### REQUIRED WORK
Copy all of the material word for word, except for the pictures.

### GIVEN INFORMATION

++++++++++++++++++++

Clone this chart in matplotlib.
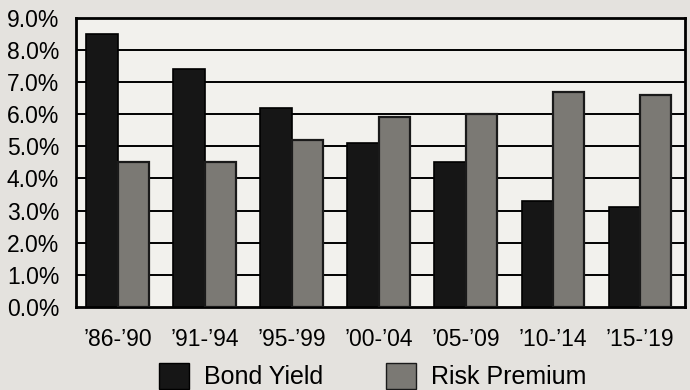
import matplotlib

matplotlib.use("Agg")
import matplotlib.pyplot as plt
import numpy as np
from matplotlib.patches import Rectangle

periods = ["\u201986-\u201990", "\u201991-\u201994", "\u201995-\u201999", "\u201900-\u201904",
           "\u201905-\u201909", "\u201910-\u201914", "\u201915-\u201919"]
bond_yield = [8.5, 7.4, 6.2, 5.1, 4.5, 3.3, 3.1]
risk_premium = [4.5, 4.5, 5.2, 5.9, 6.0, 6.7, 6.6]
y_ticks = [0, 1, 2, 3, 4, 5, 6, 7, 8, 9]

BOND = "#161616"
RISK = "#7b7974"
PAPER = "#e4e2de"
PLOT_BG = "#f2f1ed"

plt.rcParams["font.family"] = ["Liberation Sans", "DejaVu Sans"]

fig = plt.figure(figsize=(6.9, 3.9), dpi=100, facecolor=PAPER)
ax = fig.add_axes([0.110, 0.213, 0.883, 0.741], facecolor=PLOT_BG)

x = np.arange(len(periods))
w = 0.36
ax.bar(x - w / 2, bond_yield, w, color=BOND, edgecolor="black", lw=1.2, zorder=3)
ax.bar(x + w / 2, risk_premium, w, color=RISK, edgecolor="#1a1a1a", lw=1.6, zorder=3)

# horizontal rules at each percent, hidden behind the bars
for v in y_ticks[1:-1]:
    ax.axhline(v, color="black", lw=1.4, zorder=1)

ax.set_xlim(-0.48, 6.52)
ax.set_ylim(0, 9)
ax.set_yticks(y_ticks)
ax.set_yticklabels([f"{v:.1f}%" for v in y_ticks])
ax.set_xticks(x)
ax.set_xticklabels(periods)
ax.tick_params(axis="y", length=0, pad=12, labelsize=16.5)
ax.tick_params(axis="x", length=0, pad=15, labelsize=16.5)
for s in ax.spines.values():
    s.set_linewidth(2.0)
    s.set_color("black")

handles = [Rectangle((0, 0), 1, 1, fc=BOND, ec="black"),
           Rectangle((0, 0), 1, 1, fc=RISK, ec="#1a1a1a")]
fig.legend(handles, ["Bond Yield", "Risk Premium"], loc="center",
           bbox_to_anchor=(0.54, 0.035), ncol=2, frameon=False,
           fontsize=18, handlelength=1.2, handleheight=1.2,
           handletextpad=0.6, columnspacing=2.5)

fig.savefig("out.png", dpi=100, facecolor=PAPER)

++++++++++++++++++++

### EXERCISE OUTPUT
Clone this chart in matplotlib.
import matplotlib

matplotlib.use("Agg")
import matplotlib.pyplot as plt
import numpy as np
from matplotlib.patches import Rectangle

periods = ["\u201986-\u201990", "\u201991-\u201994", "\u201995-\u201999", "\u201900-\u201904",
           "\u201905-\u201909", "\u201910-\u201914", "\u201915-\u201919"]
bond_yield = [8.5, 7.4, 6.2, 5.1, 4.5, 3.3, 3.1]
risk_premium = [4.5, 4.5, 5.2, 5.9, 6.0, 6.7, 6.6]
y_ticks = [0, 1, 2, 3, 4, 5, 6, 7, 8, 9]

BOND = "#161616"
RISK = "#7b7974"
PAPER = "#e4e2de"
PLOT_BG = "#f2f1ed"

plt.rcParams["font.family"] = ["Liberation Sans", "DejaVu Sans"]

fig = plt.figure(figsize=(6.9, 3.9), dpi=100, facecolor=PAPER)
ax = fig.add_axes([0.110, 0.213, 0.883, 0.741], facecolor=PLOT_BG)

x = np.arange(len(periods))
w = 0.36
ax.bar(x - w / 2, bond_yield, w, color=BOND, edgecolor="black", lw=1.2, zorder=3)
ax.bar(x + w / 2, risk_premium, w, color=RISK, edgecolor="#1a1a1a", lw=1.6, zorder=3)

# horizontal rules at each percent, hidden behind the bars
for v in y_ticks[1:-1]:
    ax.axhline(v, color="black", lw=1.4, zorder=1)

ax.set_xlim(-0.48, 6.52)
ax.set_ylim(0, 9)
ax.set_yticks(y_ticks)
ax.set_yticklabels([f"{v:.1f}%" for v in y_ticks])
ax.set_xticks(x)
ax.set_xticklabels(periods)
ax.tick_params(axis="y", length=0, pad=12, labelsize=16.5)
ax.tick_params(axis="x", length=0, pad=15, labelsize=16.5)
for s in ax.spines.values():
    s.set_linewidth(2.0)
    s.set_color("black")

handles = [Rectangle((0, 0), 1, 1, fc=BOND, ec="black"),
           Rectangle((0, 0), 1, 1, fc=RISK, ec="#1a1a1a")]
fig.legend(handles, ["Bond Yield", "Risk Premium"], loc="center",
           bbox_to_anchor=(0.54, 0.035), ncol=2, frameon=False,
           fontsize=18, handlelength=1.2, handleheight=1.2,
           handletextpad=0.6, columnspacing=2.5)

fig.savefig("out.png", dpi=100, facecolor=PAPER)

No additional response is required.